__Given exercise__
Output every line exactly as written. Leave out pictures.

__Figure scripts__
━━━━━━━━━━━━━━━━━━━━

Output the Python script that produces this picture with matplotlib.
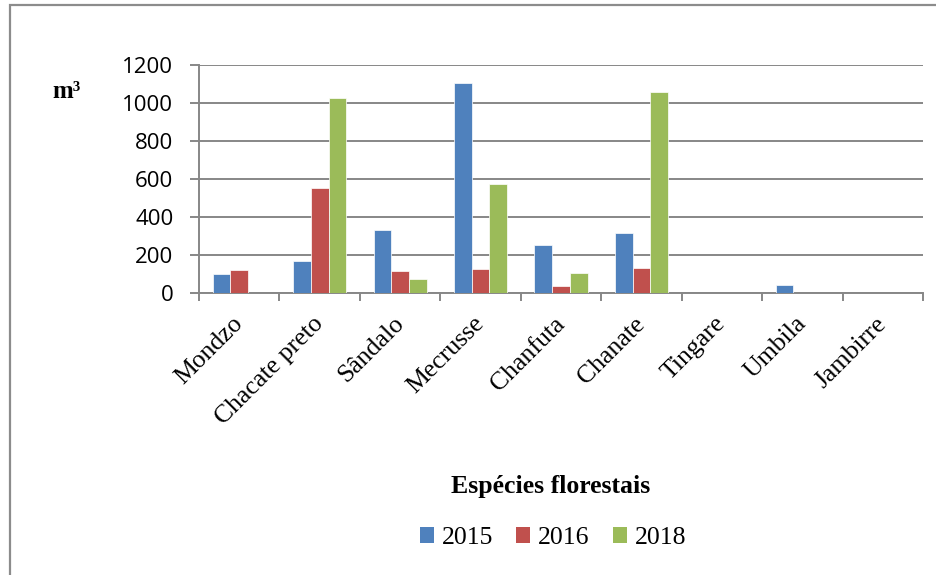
import matplotlib
matplotlib.use('Agg')
import matplotlib.pyplot as plt
import matplotlib.transforms as mtransforms
from matplotlib.patches import Patch, Rectangle
import numpy as np

especies = ['Mondzo', 'Chacate preto', 'Sândalo', 'Mecrusse', 'Chanfuta',
            'Chanate', 'Tingare', 'Umbila', 'Jambirre']
anos = ['2015', '2016', '2018']
vol_2015 = [100, 168, 333, 1107, 252, 315, 0, 45, 0]
vol_2016 = [120, 553, 117, 126, 38, 131, 0, 0, 0]
vol_2018 = [0, 1025, 75, 575, 107, 1058, 0, 0, 0]
cores = ['#4F81BD', '#C0504D', '#9BBB59']
yticks = [0, 200, 400, 600, 800, 1000, 1200]

grid_cor = '#878787'
serif = ['Liberation Serif', 'DejaVu Serif']

fig = plt.figure(figsize=(9.37, 5.75), dpi=100)
fig.patch.set_facecolor('white')

# moldura do gráfico (cortada à direita e em baixo)
fig.patches.append(Rectangle((10.5 / 937, -0.1), 1.2, 1.1 - 5.5 / 575,
                             transform=fig.transFigure, fill=False,
                             edgecolor='#8c8c8c', linewidth=1.6))

ax = fig.add_axes([199 / 937, 1 - 293.3 / 575, 724 / 937, 228.3 / 575])

x = np.arange(len(especies))
w = 0.22
for i, (vals, cor) in enumerate(zip([vol_2015, vol_2016, vol_2018], cores)):
    ax.bar(x + (i - 1) * w, vals, width=w, color=cor, edgecolor='white',
           linewidth=0.5, zorder=3)

ax.set_xlim(-0.5, len(especies) - 0.5)
ax.set_ylim(0, 1200)
ax.set_yticks(yticks)
ax.set_yticklabels([str(v) for v in yticks], fontfamily='Open Sans', fontsize=16)
ax.yaxis.grid(True, color=grid_cor, linewidth=1.4, zorder=0)
ax.set_axisbelow(True)

ax.set_xticks(x)
ax.set_xticklabels(especies, rotation=45, ha='right', va='top',
                   fontfamily=serif, fontsize=18.5)
ax.set_xticks(np.arange(len(especies) + 1) - 0.5, minor=True)
ax.tick_params(axis='x', which='major', length=0, pad=14)
ax.tick_params(axis='x', which='minor', length=6, width=1.4, color=grid_cor)
ax.tick_params(axis='y', length=6.5, width=1.4, color=grid_cor, pad=12)

offset = mtransforms.ScaledTranslation(0.08, 0, fig.dpi_scale_trans)
for lbl in ax.get_xticklabels():
    lbl.set_transform(lbl.get_transform() + offset)

for s in ['top', 'right']:
    ax.spines[s].set_visible(False)
for s in ['left', 'bottom']:
    ax.spines[s].set_color(grid_cor)
    ax.spines[s].set_linewidth(1.4)

fig.text(52 / 937, 1 - 98 / 575, 'm³', fontfamily=serif, fontweight='bold',
         fontsize=18, ha='left', va='baseline')
fig.text(551 / 937, 1 - 487 / 575, 'Espécies florestais', fontfamily=serif,
         fontweight='bold', fontsize=18.5, ha='center', va='center')

handles = [Patch(facecolor=c, edgecolor='none') for c in cores]
fig.legend(handles, anos, loc='center', bbox_to_anchor=(553 / 937, 1 - 538 / 575),
           ncol=3, frameon=False, prop={'family': serif, 'size': 18.5},
           handlelength=0.55, handleheight=0.6, handletextpad=0.3,
           columnspacing=0.9)

fig.savefig('out.png', dpi=100)
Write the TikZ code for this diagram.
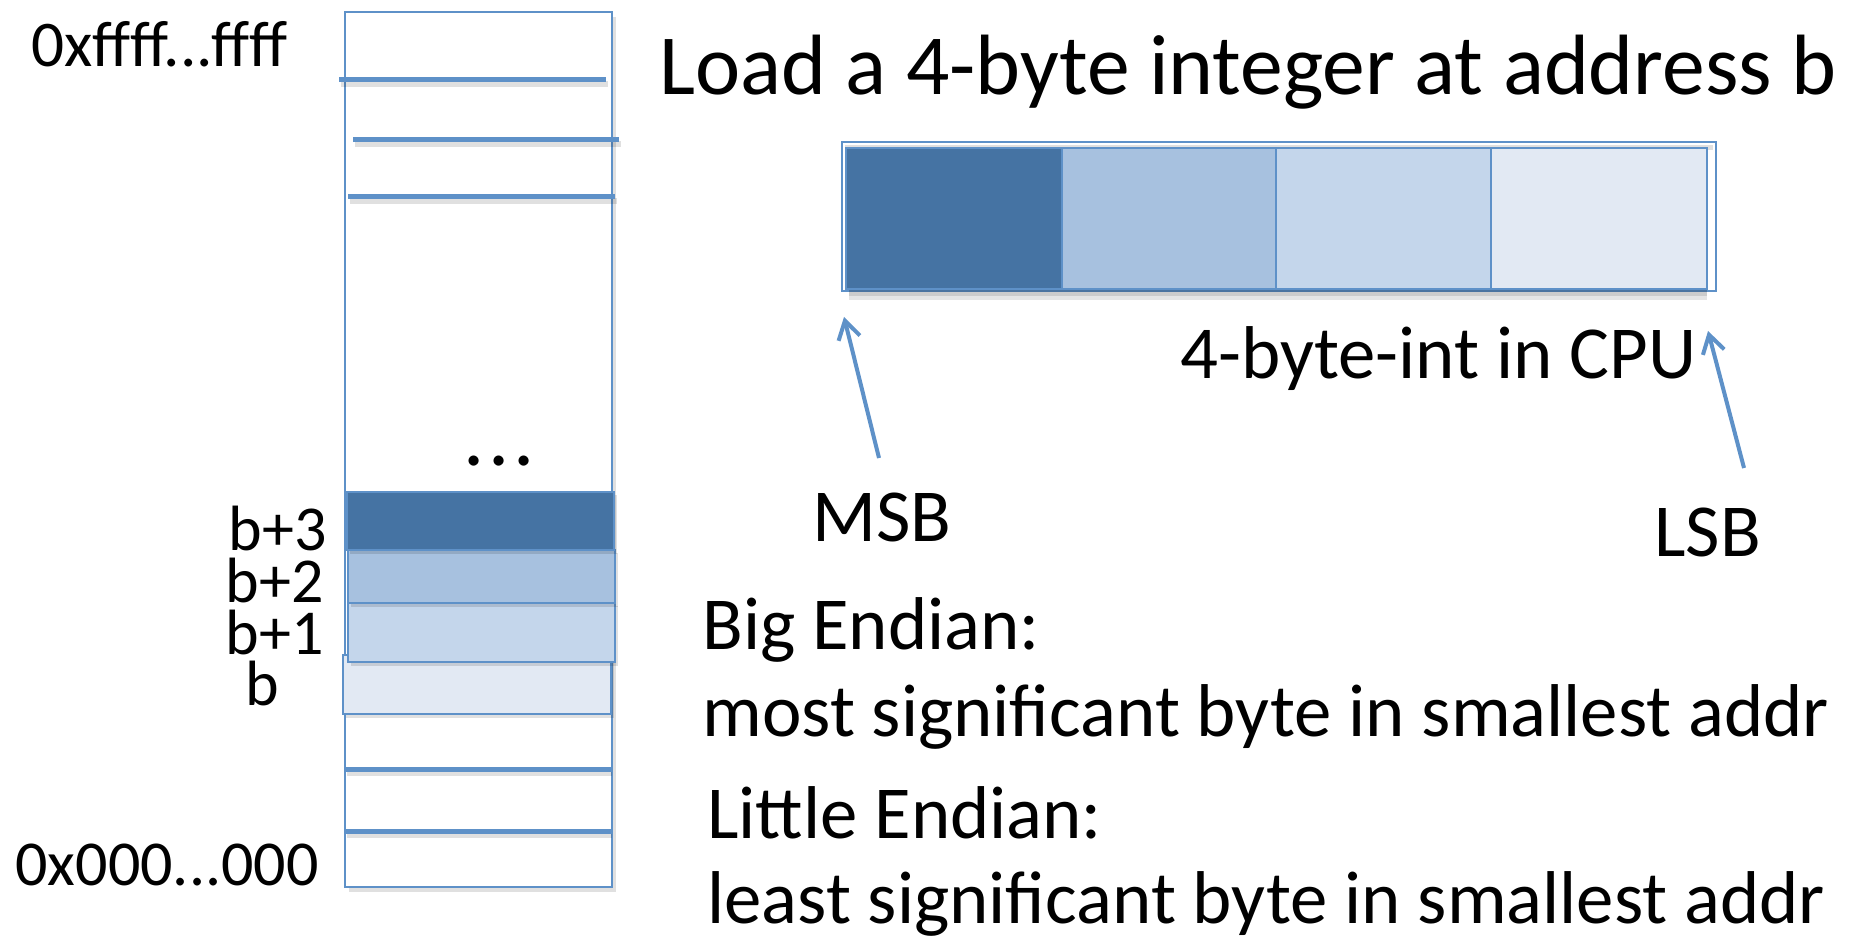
\documentclass[tikz,border=0pt]{standalone}
\usepackage{fontspec}
\setmainfont{Carlito}
\usetikzlibrary{arrows.meta}
\definecolor{edge}{HTML}{5E91C8}
\definecolor{bA}{HTML}{4573A3}
\definecolor{bB}{HTML}{A7C1DF}
\definecolor{bC}{HTML}{C4D6EB}
\definecolor{bD}{HTML}{E2E9F3}
\begin{document}
\begin{tikzpicture}[x=0.5pt,y=-0.5pt,
  box/.style={draw=edge, line width=1.2pt},
  sep/.style={draw=edge, line width=2.5pt},
  shd/.style={draw=black, opacity=0.12, line width=3pt},
  shdbox/.style={fill=black, opacity=0.12},
  lbl/.style={inner sep=0pt, font=\fontsize{32}{38}\selectfont},
  txt/.style={anchor=base west, inner sep=0pt, font=\fontsize{37.4}{44}\selectfont},
  ttl/.style={anchor=base west, inner sep=0pt, font=\fontsize{42.8}{50}\selectfont},
  arr/.style={draw=edge, line width=2pt, -{Straight Barb[length=9pt,width=11pt]}}
]
\useasboundingbox (0,0) rectangle (1856,940);
\fill[white] (0,0) rectangle (1856,940);

% memory column
\fill[shdbox] (349,17) rectangle (616,892);
\draw[box, fill=white] (345,12) rectangle (612,887);
\draw[shd] (341,84) -- (608,84);
\draw[sep] (339,80) -- (606,80);
\draw[shd] (355,144) -- (621,144);
\draw[sep] (353,140) -- (619,140);
\draw[shd] (350,201) -- (617,201);
\draw[sep] (348,197) -- (615,197);
\draw[shd] (347,773) -- (612,773);
\draw[sep] (345,769) -- (612,769);
\draw[shd] (347,835) -- (612,835);
\draw[sep] (345,831) -- (612,831);

\fill[shdbox] (346,658) rectangle (614,718);
\draw[box, fill=bD] (343,655) rectangle (611,714);
\fill[shdbox] (351,606) rectangle (618,666);
\draw[box, fill=bC] (348,603) rectangle (615,662);
\fill[shdbox] (351,553) rectangle (618,607);
\draw[box, fill=bB] (348,550) rectangle (615,603);
\fill[shdbox] (350,495) rectangle (617,554);
\draw[box, fill=bA] (347,492) rectangle (614,550);

\node[inner sep=0pt, anchor=base, font=\fontsize{42}{48}\selectfont] (dots) at (499,466) {.\kern2pt.\kern2pt.};
\node[lbl, anchor=base west, font=\fontsize{32.6}{38}\selectfont] (top) at (31,67) {0xffff...ffff};
\node[lbl, anchor=base west] (bot) at (15,885) {0x000...000};
\node[lbl, anchor=base east] (b3) at (327,550) {b+3};
\node[lbl, anchor=base east] (b2) at (324,602) {b+2};
\node[lbl, anchor=base east] (b1) at (324,654) {b+1};
\node[lbl, anchor=base west] (b0) at (245,705) {b};

% CPU register
\node[ttl] (title) at (659,95) {Load a 4-byte integer at address b};
\draw[box, fill=white] (842,142) rectangle (1716,291);
\fill[black!12] (845,145) rectangle (1713,150);
\fill[black, opacity=0.2] (849,289) rectangle (1707,296);
\fill[black, opacity=0.1] (849,296) rectangle (1707,300);
\draw[box, fill=bA] (846,148) rectangle (1062,289);
\draw[box, fill=bB] (1062,148) rectangle (1276,289);
\draw[box, fill=bC] (1276,148) rectangle (1491,289);
\draw[box, fill=bD] (1491,148) rectangle (1707,289);
\coordinate (msbtip) at (844,317);
\coordinate (lsbtip) at (1708,331);
\node[txt] (cpu) at (1180,379) {4-byte-int in CPU};
\node[txt] (msb) at (812,541) {MSB};
\node[txt] (lsb) at (1654,556) {LSB};
\coordinate (msbtail) at (879,458);
\coordinate (lsbtail) at (1744,468);
\draw[arr] (msbtail) -- (msbtip);
\draw[arr] (lsbtail) -- (lsbtip);

\node[txt] (big) at (702,649) {Big Endian:};
\node[txt] (bigd) at (702,736) {most significant byte in smallest addr};
\node[txt] (lit) at (707,838) {Little Endian:};
\node[txt] (litd) at (707,923) {least significant byte in smallest addr};
\end{tikzpicture}
\end{document}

━━━━━━━━━━━━━━━━━━━━

__Output below__
Output the Python script that produces this picture with matplotlib.
import matplotlib
matplotlib.use('Agg')
import matplotlib.pyplot as plt
import matplotlib.transforms as mtransforms
from matplotlib.patches import Patch, Rectangle
import numpy as np

especies = ['Mondzo', 'Chacate preto', 'Sândalo', 'Mecrusse', 'Chanfuta',
            'Chanate', 'Tingare', 'Umbila', 'Jambirre']
anos = ['2015', '2016', '2018']
vol_2015 = [100, 168, 333, 1107, 252, 315, 0, 45, 0]
vol_2016 = [120, 553, 117, 126, 38, 131, 0, 0, 0]
vol_2018 = [0, 1025, 75, 575, 107, 1058, 0, 0, 0]
cores = ['#4F81BD', '#C0504D', '#9BBB59']
yticks = [0, 200, 400, 600, 800, 1000, 1200]

grid_cor = '#878787'
serif = ['Liberation Serif', 'DejaVu Serif']

fig = plt.figure(figsize=(9.37, 5.75), dpi=100)
fig.patch.set_facecolor('white')

# moldura do gráfico (cortada à direita e em baixo)
fig.patches.append(Rectangle((10.5 / 937, -0.1), 1.2, 1.1 - 5.5 / 575,
                             transform=fig.transFigure, fill=False,
                             edgecolor='#8c8c8c', linewidth=1.6))

ax = fig.add_axes([199 / 937, 1 - 293.3 / 575, 724 / 937, 228.3 / 575])

x = np.arange(len(especies))
w = 0.22
for i, (vals, cor) in enumerate(zip([vol_2015, vol_2016, vol_2018], cores)):
    ax.bar(x + (i - 1) * w, vals, width=w, color=cor, edgecolor='white',
           linewidth=0.5, zorder=3)

ax.set_xlim(-0.5, len(especies) - 0.5)
ax.set_ylim(0, 1200)
ax.set_yticks(yticks)
ax.set_yticklabels([str(v) for v in yticks], fontfamily='Open Sans', fontsize=16)
ax.yaxis.grid(True, color=grid_cor, linewidth=1.4, zorder=0)
ax.set_axisbelow(True)

ax.set_xticks(x)
ax.set_xticklabels(especies, rotation=45, ha='right', va='top',
                   fontfamily=serif, fontsize=18.5)
ax.set_xticks(np.arange(len(especies) + 1) - 0.5, minor=True)
ax.tick_params(axis='x', which='major', length=0, pad=14)
ax.tick_params(axis='x', which='minor', length=6, width=1.4, color=grid_cor)
ax.tick_params(axis='y', length=6.5, width=1.4, color=grid_cor, pad=12)

offset = mtransforms.ScaledTranslation(0.08, 0, fig.dpi_scale_trans)
for lbl in ax.get_xticklabels():
    lbl.set_transform(lbl.get_transform() + offset)

for s in ['top', 'right']:
    ax.spines[s].set_visible(False)
for s in ['left', 'bottom']:
    ax.spines[s].set_color(grid_cor)
    ax.spines[s].set_linewidth(1.4)

fig.text(52 / 937, 1 - 98 / 575, 'm³', fontfamily=serif, fontweight='bold',
         fontsize=18, ha='left', va='baseline')
fig.text(551 / 937, 1 - 487 / 575, 'Espécies florestais', fontfamily=serif,
         fontweight='bold', fontsize=18.5, ha='center', va='center')

handles = [Patch(facecolor=c, edgecolor='none') for c in cores]
fig.legend(handles, anos, loc='center', bbox_to_anchor=(553 / 937, 1 - 538 / 575),
           ncol=3, frameon=False, prop={'family': serif, 'size': 18.5},
           handlelength=0.55, handleheight=0.6, handletextpad=0.3,
           columnspacing=0.9)

fig.savefig('out.png', dpi=100)
Write the TikZ code for this diagram.
\documentclass[tikz,border=0pt]{standalone}
\usepackage{fontspec}
\setmainfont{Carlito}
\usetikzlibrary{arrows.meta}
\definecolor{edge}{HTML}{5E91C8}
\definecolor{bA}{HTML}{4573A3}
\definecolor{bB}{HTML}{A7C1DF}
\definecolor{bC}{HTML}{C4D6EB}
\definecolor{bD}{HTML}{E2E9F3}
\begin{document}
\begin{tikzpicture}[x=0.5pt,y=-0.5pt,
  box/.style={draw=edge, line width=1.2pt},
  sep/.style={draw=edge, line width=2.5pt},
  shd/.style={draw=black, opacity=0.12, line width=3pt},
  shdbox/.style={fill=black, opacity=0.12},
  lbl/.style={inner sep=0pt, font=\fontsize{32}{38}\selectfont},
  txt/.style={anchor=base west, inner sep=0pt, font=\fontsize{37.4}{44}\selectfont},
  ttl/.style={anchor=base west, inner sep=0pt, font=\fontsize{42.8}{50}\selectfont},
  arr/.style={draw=edge, line width=2pt, -{Straight Barb[length=9pt,width=11pt]}}
]
\useasboundingbox (0,0) rectangle (1856,940);
\fill[white] (0,0) rectangle (1856,940);

% memory column
\fill[shdbox] (349,17) rectangle (616,892);
\draw[box, fill=white] (345,12) rectangle (612,887);
\draw[shd] (341,84) -- (608,84);
\draw[sep] (339,80) -- (606,80);
\draw[shd] (355,144) -- (621,144);
\draw[sep] (353,140) -- (619,140);
\draw[shd] (350,201) -- (617,201);
\draw[sep] (348,197) -- (615,197);
\draw[shd] (347,773) -- (612,773);
\draw[sep] (345,769) -- (612,769);
\draw[shd] (347,835) -- (612,835);
\draw[sep] (345,831) -- (612,831);

\fill[shdbox] (346,658) rectangle (614,718);
\draw[box, fill=bD] (343,655) rectangle (611,714);
\fill[shdbox] (351,606) rectangle (618,666);
\draw[box, fill=bC] (348,603) rectangle (615,662);
\fill[shdbox] (351,553) rectangle (618,607);
\draw[box, fill=bB] (348,550) rectangle (615,603);
\fill[shdbox] (350,495) rectangle (617,554);
\draw[box, fill=bA] (347,492) rectangle (614,550);

\node[inner sep=0pt, anchor=base, font=\fontsize{42}{48}\selectfont] (dots) at (499,466) {.\kern2pt.\kern2pt.};
\node[lbl, anchor=base west, font=\fontsize{32.6}{38}\selectfont] (top) at (31,67) {0xffff...ffff};
\node[lbl, anchor=base west] (bot) at (15,885) {0x000...000};
\node[lbl, anchor=base east] (b3) at (327,550) {b+3};
\node[lbl, anchor=base east] (b2) at (324,602) {b+2};
\node[lbl, anchor=base east] (b1) at (324,654) {b+1};
\node[lbl, anchor=base west] (b0) at (245,705) {b};

% CPU register
\node[ttl] (title) at (659,95) {Load a 4-byte integer at address b};
\draw[box, fill=white] (842,142) rectangle (1716,291);
\fill[black!12] (845,145) rectangle (1713,150);
\fill[black, opacity=0.2] (849,289) rectangle (1707,296);
\fill[black, opacity=0.1] (849,296) rectangle (1707,300);
\draw[box, fill=bA] (846,148) rectangle (1062,289);
\draw[box, fill=bB] (1062,148) rectangle (1276,289);
\draw[box, fill=bC] (1276,148) rectangle (1491,289);
\draw[box, fill=bD] (1491,148) rectangle (1707,289);
\coordinate (msbtip) at (844,317);
\coordinate (lsbtip) at (1708,331);
\node[txt] (cpu) at (1180,379) {4-byte-int in CPU};
\node[txt] (msb) at (812,541) {MSB};
\node[txt] (lsb) at (1654,556) {LSB};
\coordinate (msbtail) at (879,458);
\coordinate (lsbtail) at (1744,468);
\draw[arr] (msbtail) -- (msbtip);
\draw[arr] (lsbtail) -- (lsbtip);

\node[txt] (big) at (702,649) {Big Endian:};
\node[txt] (bigd) at (702,736) {most significant byte in smallest addr};
\node[txt] (lit) at (707,838) {Little Endian:};
\node[txt] (litd) at (707,923) {least significant byte in smallest addr};
\end{tikzpicture}
\end{document}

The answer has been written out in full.